IL Supreme Court rejects federal successor liability doctrine for IHRA cases
Over many years, federal courts have developed a doctrine for successor liability in labor and employment disputes that evaluates certain factors to determine whether to hold a successor entity responsible for the unfair practices of a predecessor company. Recently, the Illinois Supreme Court rejected the federal successor liability doctrine for cases in Illinois courts arising under the Illinois Human Rights Act (IHRA). Read on to learn why and what it means.
Nursing a claim
Jane Holloway was employed by Oakridge Nursing & Rehabilitation Center, LLC (Rehab), a long-term care facility. In February 2011, she filed a discrimination charge with the Illinois Department of Human Rights (IDHR) alleging age and disability discrimination under the IHRA. Rehab received notice of the charge shortly thereafter.

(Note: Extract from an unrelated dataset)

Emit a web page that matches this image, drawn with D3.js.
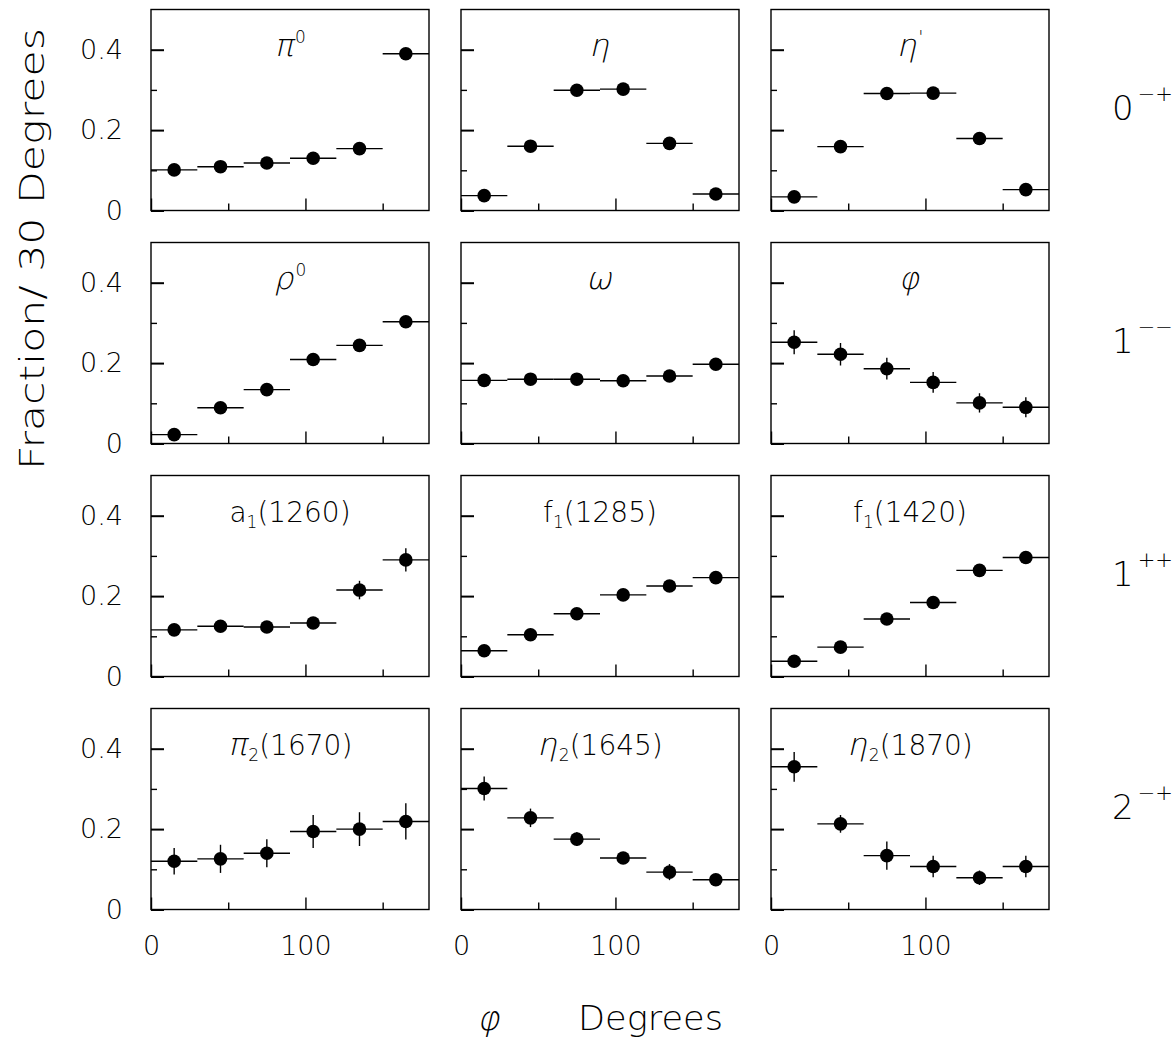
<!DOCTYPE html>
<html>
<head>
<meta charset="utf-8">
<script src="https://cdn.jsdelivr.net/npm/d3@7"></script>
<style>
    html, body { margin: 0; padding: 0; background: #fff; }
    svg { display: block; font-family: "DejaVu Sans", sans-serif; font-weight: 200; fill: #000; }
</style>
</head>
<body>
<div id="chart"></div>
<script>
// phi bins (degrees), 30 degrees wide
const phiBinCenters = [15, 45, 75, 105, 135, 165];
const phiBinWidth = 30;

// fraction per bin and its error, one pair per meson
const pi0Frac = [0.101, 0.109, 0.118, 0.130, 0.154, 0.390];
const pi0Err = [0.005, 0.005, 0.005, 0.005, 0.006, 0.008];
const etaFrac = [0.037, 0.160, 0.299, 0.302, 0.167, 0.041];
const etaErr = [0.004, 0.006, 0.007, 0.007, 0.006, 0.004];
const etaPrimeFrac = [0.034, 0.159, 0.291, 0.292, 0.179, 0.052];
const etaPrimeErr = [0.005, 0.007, 0.009, 0.009, 0.007, 0.005];
const rho0Frac = [0.022, 0.089, 0.134, 0.209, 0.244, 0.303];
const rho0Err = [0.005, 0.006, 0.006, 0.007, 0.007, 0.008];
const omegaFrac = [0.157, 0.160, 0.160, 0.156, 0.168, 0.197];
const omegaErr = [0.006, 0.006, 0.006, 0.006, 0.006, 0.007];
const phiMesonFrac = [0.252, 0.222, 0.186, 0.152, 0.101, 0.090];
const phiMesonErr = [0.030, 0.028, 0.027, 0.026, 0.024, 0.025];
const a1Frac = [0.116, 0.125, 0.123, 0.133, 0.215, 0.290];
const a1Err = [0.012, 0.013, 0.013, 0.014, 0.023, 0.029];
const f1_1285Frac = [0.064, 0.104, 0.156, 0.203, 0.225, 0.246];
const f1_1285Err = [0.007, 0.008, 0.009, 0.009, 0.009, 0.009];
const f1_1420Frac = [0.038, 0.073, 0.143, 0.184, 0.264, 0.296];
const f1_1420Err = [0.006, 0.007, 0.008, 0.009, 0.009, 0.009];
const pi2Frac = [0.120, 0.126, 0.140, 0.194, 0.200, 0.219];
const pi2Err = [0.033, 0.035, 0.035, 0.041, 0.042, 0.045];
const eta2_1645Frac = [0.301, 0.228, 0.175, 0.128, 0.093, 0.074];
const eta2_1645Err = [0.030, 0.023, 0.017, 0.011, 0.020, 0.010];
const eta2_1870Frac = [0.355, 0.213, 0.134, 0.107, 0.079, 0.107];
const eta2_1870Err = [0.037, 0.022, 0.035, 0.027, 0.018, 0.027];

// panel labels: symbol, subscript, superscript, suffix
const panelSymbols = ["π", "η", "η", "ρ", "ω", "φ", "a", "f", "f", "π", "η", "η"];
const panelSubs = ["", "", "", "", "", "", "1", "1", "1", "2", "2", "2"];
const panelSups = ["0", "", "'", "0", "", "", "", "", "", "", "", ""];
const panelSuffixes = ["", "", "", "", "", "", "(1260)", "(1285)", "(1420)", "(1670)", "(1645)", "(1870)"];

// J^PC per row
const rowSpins = ["0", "1", "1", "2"];
const rowParities = ["−+", "−−", "++", "−+"];

const yMajorTicks = [0, 0.2, 0.4];
const yMinorTicks = [0.1, 0.3];
const xMajorTicks = [0, 100];
const xMinorTicks = [50, 150];

const panelFractions = [pi0Frac, etaFrac, etaPrimeFrac, rho0Frac, omegaFrac, phiMesonFrac,
    a1Frac, f1_1285Frac, f1_1420Frac, pi2Frac, eta2_1645Frac, eta2_1870Frac];
const panelErrors = [pi0Err, etaErr, etaPrimeErr, rho0Err, omegaErr, phiMesonErr,
    a1Err, f1_1285Err, f1_1420Err, pi2Err, eta2_1645Err, eta2_1870Err];

const chartRenderer = (() => {
    const W = 1174, H = 1044;
    const grid = { left: 151, top: 9.5, colStep: 310, rowStep: 233, panelW: 278, panelH: 201 };

    const x = d3.scaleLinear().domain([0, 180]).range([0, grid.panelW]);
    const y = d3.scaleLinear().domain([0, 0.5]).range([grid.panelH, 0]);
    const fmtY = d => d === 0 ? "0" : d3.format(".1f")(d);
    const isLatin = s => /[a-z]/.test(s);

    // lays out text pieces one after another, greek ones slanted by hand (thin face has no italic)
    function _richLabel(parent, pieces, cx, baseline) {
        const g = parent.append("g");
        let cursor = 0;
        pieces.forEach(p => {
            const t = g.append("text")
                .attr("transform", `translate(${cursor},${p.dy || 0})` + (p.slant ? " skewX(-13)" : ""))
                .style("font-size", `${p.size}px`)
                .text(p.text);
            cursor += t.node().getComputedTextLength() + (p.gap || 0);
        });
        g.attr("transform", `translate(${cx - cursor / 2},${baseline})`);
        return g;
    }

    function _drawPanel(svg, idx) {
        const row = Math.floor(idx / 3), col = idx % 3;
        const g = svg.append("g")
            .attr("transform", `translate(${grid.left + col * grid.colStep},${grid.top + row * grid.rowStep})`);

        // frame
        g.append("rect").attr("width", grid.panelW).attr("height", grid.panelH)
            .attr("fill", "none").attr("stroke", "#000").attr("stroke-width", 1.4);

        // inward ticks, labels only on the outer panels
        const yMajor = g.append("g").call(d3.axisLeft(y).tickValues(yMajorTicks).tickSize(-13).tickPadding(28).tickFormat(col === 0 ? fmtY : ""));
        const yMinor = g.append("g").call(d3.axisLeft(y).tickValues(yMinorTicks).tickSize(-6).tickFormat(""));
        const xMajor = g.append("g").attr("transform", `translate(0,${grid.panelH})`)
            .call(d3.axisBottom(x).tickValues(xMajorTicks).tickSize(-12).tickPadding(26).tickFormat(row === 3 ? d3.format("d") : ""));
        const xMinor = g.append("g").attr("transform", `translate(0,${grid.panelH})`)
            .call(d3.axisBottom(x).tickValues(xMinorTicks).tickSize(-7).tickFormat(""));
        [yMajor, yMinor, xMajor, xMinor].forEach(a => {
            a.select(".domain").remove();
            a.selectAll("line").attr("stroke", "#000").attr("stroke-width", 1.4);
            a.selectAll("text").attr("fill", "#000").style("font-size", "27px").style("font-family", "DejaVu Sans").style("font-weight", 200);
        });
        yMajor.selectAll("line").attr("stroke-width", 2);

        // title
        const sym = panelSymbols[idx];
        const pieces = [{ text: sym, size: isLatin(sym) ? 28 : 31, slant: !isLatin(sym), gap: isLatin(sym) ? 0 : 2 }];
        if (panelSubs[idx]) pieces.push({ text: panelSubs[idx], size: 17, dy: 6 });
        if (panelSups[idx]) pieces.push({ text: panelSups[idx], size: 17, dy: -13 });
        if (panelSuffixes[idx]) pieces.push({ text: panelSuffixes[idx], size: 28 });
        _richLabel(g, pieces, grid.panelW / 2, 46);

        // data: horizontal bin bars, vertical error bars, dots
        const pts = phiBinCenters.map((c, i) => ({ c, v: panelFractions[idx][i], e: panelErrors[idx][i] }));
        g.selectAll(".hbar").data(pts).enter().append("line")
            .attr("x1", d => x(d.c - phiBinWidth / 2)).attr("x2", d => x(d.c + phiBinWidth / 2))
            .attr("y1", d => y(d.v)).attr("y2", d => y(d.v))
            .attr("stroke", "#000").attr("stroke-width", 1.4);
        g.selectAll(".vbar").data(pts).enter().append("line")
            .attr("x1", d => x(d.c)).attr("x2", d => x(d.c))
            .attr("y1", d => y(d.v - d.e)).attr("y2", d => y(d.v + d.e))
            .attr("stroke", "#000").attr("stroke-width", 1.4);
        g.selectAll(".dot").data(pts).enter().append("circle")
            .attr("cx", d => x(d.c)).attr("cy", d => y(d.v)).attr("r", 6.8)
            .attr("fill", "#000");
    }

    function render(targetId) {
        const svg = d3.select(`#${targetId}`).append("svg")
            .attr("width", W).attr("height", H).attr("viewBox", `0 0 ${W} ${H}`);
        svg.append("rect").attr("width", W).attr("height", H).attr("fill", "#fff");

        d3.range(12).forEach(i => _drawPanel(svg, i));

        // row J^PC labels
        rowSpins.forEach((s, r) => {
            const t = svg.append("text").attr("x", 1112).attr("y", grid.top + r * grid.rowStep + 110)
                .style("font-size", "34px");
            t.append("tspan").text(s);
            t.append("tspan").attr("dy", -19).attr("dx", 4).style("font-size", "21px").text(rowParities[r]);
        });

        // axis titles
        svg.append("text")
            .attr("transform", "translate(44,249) rotate(-90)")
            .attr("text-anchor", "middle")
            .attr("textLength", 442).attr("lengthAdjust", "spacingAndGlyphs")
            .style("font-size", "34px")
            .text("Fraction/ 30 Degrees");
        svg.append("text").attr("transform", "translate(477,1030) skewX(-13)")
            .style("font-size", "34px").text("φ");
        svg.append("text").attr("x", 578).attr("y", 1030)
            .attr("textLength", 145).attr("lengthAdjust", "spacingAndGlyphs")
            .style("font-size", "34px").text("Degrees");
    }

    return Object.freeze({ render });
})();

chartRenderer.render("chart");
</script>
</body>
</html>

Rehab began experiencing dire financial trouble, in part because the state of Illinois was a key payor for its long-term care and, due to the state's financial problems, had stopped making payments on Rehab's invoices. This led to Rehab's inability to pay its rent. In June 2011, Rehab gave its landlord the required six-month notice of its intent to terminate the lease.
A shot in the arm
In November 2011, a newly formed entity, Oakridge Healthcare Center, LLC (Healthcare), began negotiations to become the new lessee of the nursing facility operated by Rehab. Ultimately, effective January 1, 2012, Rehab, Healthcare, and the landlord entered into a termination agreement ending the lease with Rehab and making Healthcare the new lessee.